Walk the back way from Rochester Elementary School to the town’s ballfields, and you’ll pass along the river, across land we helped protect years ago. In May, I stood on the riverbank with the landowner, and together we could see that this beloved trail is too close to the river, keeping trees and shrubs from fully rooting into the soils, and keeping the land from being fully ready to protect the riverbank and town during floods. While we “hemmed” and “hawwed” and tried to figure things out together, I learned a secret: There’s a stunning waterfall here that doesn’t have any trail access. Can we have a better riparian buffer and a trail connecting the school to the ballfields and let people enjoy the waterfall? Yes! Later this year I’ll return, and with the help of local volunteers, we’ll move the trail back from the rivers’ edge and build a new river access to the falls.

“I’ll sure see those stakes from the tractor!”

Some of my most rewarding days are also my most challenging. This spring I painted 120 buffer stakes, 5-foot long hardwood stakes used to mark the edge of the 50-foot riparian buffer zone within a parcel – literally staking claim for the rivers’ trees to grow up, hold soil, shade water, and be ready to absorb the next flood’s energy and debris.  The beauty of our work is that it makes space for farms and rivers, but when rivers move, the boundary stakes need to move, too. Starting the conversation takes compassion, balancing farmers’ livelihoods with longstanding commitments to the river. And by the end, after standing side-by-side in the field, the farmer says, “Thank you!” – grateful for our work looking out for them and the river – the sign of a true partnership.
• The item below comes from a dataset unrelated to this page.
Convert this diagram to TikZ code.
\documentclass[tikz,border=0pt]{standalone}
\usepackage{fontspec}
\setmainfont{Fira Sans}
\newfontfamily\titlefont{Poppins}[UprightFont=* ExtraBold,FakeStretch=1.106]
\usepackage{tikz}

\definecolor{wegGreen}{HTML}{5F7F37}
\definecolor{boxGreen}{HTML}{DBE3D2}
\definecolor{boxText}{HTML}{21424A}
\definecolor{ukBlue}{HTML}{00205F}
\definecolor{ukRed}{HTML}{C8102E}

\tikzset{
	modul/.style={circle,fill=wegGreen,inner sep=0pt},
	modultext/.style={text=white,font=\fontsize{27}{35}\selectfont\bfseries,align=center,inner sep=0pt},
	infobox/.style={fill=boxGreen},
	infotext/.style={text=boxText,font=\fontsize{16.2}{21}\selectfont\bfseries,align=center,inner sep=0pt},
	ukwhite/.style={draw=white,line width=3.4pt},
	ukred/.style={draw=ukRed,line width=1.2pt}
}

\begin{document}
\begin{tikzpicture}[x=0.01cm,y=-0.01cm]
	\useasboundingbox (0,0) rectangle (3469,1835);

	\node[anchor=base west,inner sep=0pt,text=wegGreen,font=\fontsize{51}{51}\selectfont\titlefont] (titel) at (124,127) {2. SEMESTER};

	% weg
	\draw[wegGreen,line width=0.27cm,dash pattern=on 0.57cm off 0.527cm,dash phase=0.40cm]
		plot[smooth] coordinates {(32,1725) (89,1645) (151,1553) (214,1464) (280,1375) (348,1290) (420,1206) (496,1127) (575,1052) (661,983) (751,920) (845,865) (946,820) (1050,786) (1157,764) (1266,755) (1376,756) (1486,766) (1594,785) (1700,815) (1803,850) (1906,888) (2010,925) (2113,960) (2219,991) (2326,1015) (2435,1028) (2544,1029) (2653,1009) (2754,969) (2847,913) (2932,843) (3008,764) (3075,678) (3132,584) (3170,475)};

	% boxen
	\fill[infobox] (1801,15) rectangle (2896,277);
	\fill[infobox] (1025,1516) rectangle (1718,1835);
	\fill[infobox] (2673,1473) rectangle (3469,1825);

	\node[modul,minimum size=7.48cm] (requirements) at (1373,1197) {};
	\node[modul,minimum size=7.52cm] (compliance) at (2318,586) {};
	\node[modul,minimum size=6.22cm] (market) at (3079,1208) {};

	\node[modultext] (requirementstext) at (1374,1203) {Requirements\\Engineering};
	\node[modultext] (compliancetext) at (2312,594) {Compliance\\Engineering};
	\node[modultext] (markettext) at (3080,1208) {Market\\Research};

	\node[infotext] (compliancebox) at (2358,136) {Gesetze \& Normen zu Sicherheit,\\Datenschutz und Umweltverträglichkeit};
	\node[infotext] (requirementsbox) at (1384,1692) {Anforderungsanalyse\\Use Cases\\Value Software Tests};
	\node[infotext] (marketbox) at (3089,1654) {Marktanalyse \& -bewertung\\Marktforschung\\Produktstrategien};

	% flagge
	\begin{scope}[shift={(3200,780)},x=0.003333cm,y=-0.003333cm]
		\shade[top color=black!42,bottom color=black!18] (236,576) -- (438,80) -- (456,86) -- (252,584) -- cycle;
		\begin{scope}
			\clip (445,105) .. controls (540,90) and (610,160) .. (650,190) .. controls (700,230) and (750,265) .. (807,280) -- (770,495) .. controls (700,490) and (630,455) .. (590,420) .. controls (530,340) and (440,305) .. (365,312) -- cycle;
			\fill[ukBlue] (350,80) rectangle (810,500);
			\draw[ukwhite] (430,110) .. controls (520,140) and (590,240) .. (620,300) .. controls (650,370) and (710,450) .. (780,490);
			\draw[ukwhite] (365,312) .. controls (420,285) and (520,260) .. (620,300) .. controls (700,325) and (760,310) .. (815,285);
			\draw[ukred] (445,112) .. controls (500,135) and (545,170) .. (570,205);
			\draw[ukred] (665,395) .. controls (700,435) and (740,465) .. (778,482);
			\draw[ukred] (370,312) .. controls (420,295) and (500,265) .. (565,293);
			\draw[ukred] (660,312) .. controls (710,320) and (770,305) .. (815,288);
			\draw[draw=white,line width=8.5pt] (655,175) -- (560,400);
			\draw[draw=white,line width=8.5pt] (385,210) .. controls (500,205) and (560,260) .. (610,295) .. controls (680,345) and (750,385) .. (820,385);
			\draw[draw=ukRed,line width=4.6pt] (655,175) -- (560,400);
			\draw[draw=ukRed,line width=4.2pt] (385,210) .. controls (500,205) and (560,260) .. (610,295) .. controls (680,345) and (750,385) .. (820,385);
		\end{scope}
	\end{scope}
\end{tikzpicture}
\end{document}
For me, each day plays out differently than the last – different rivers, different people, different communities – but what’s constant are the relationships.

Connect. For years, Vermont River Conservancy has had someone in this seasonal role, but this time it’s different. I’ve come back. I’ve visited nearly all of our 100+ conserved sites, and now I’m reconnecting with these places and the people who look after our riversides year after year. And it’s these connections, literally meeting side-by-side at a river’s edge, that make all the difference.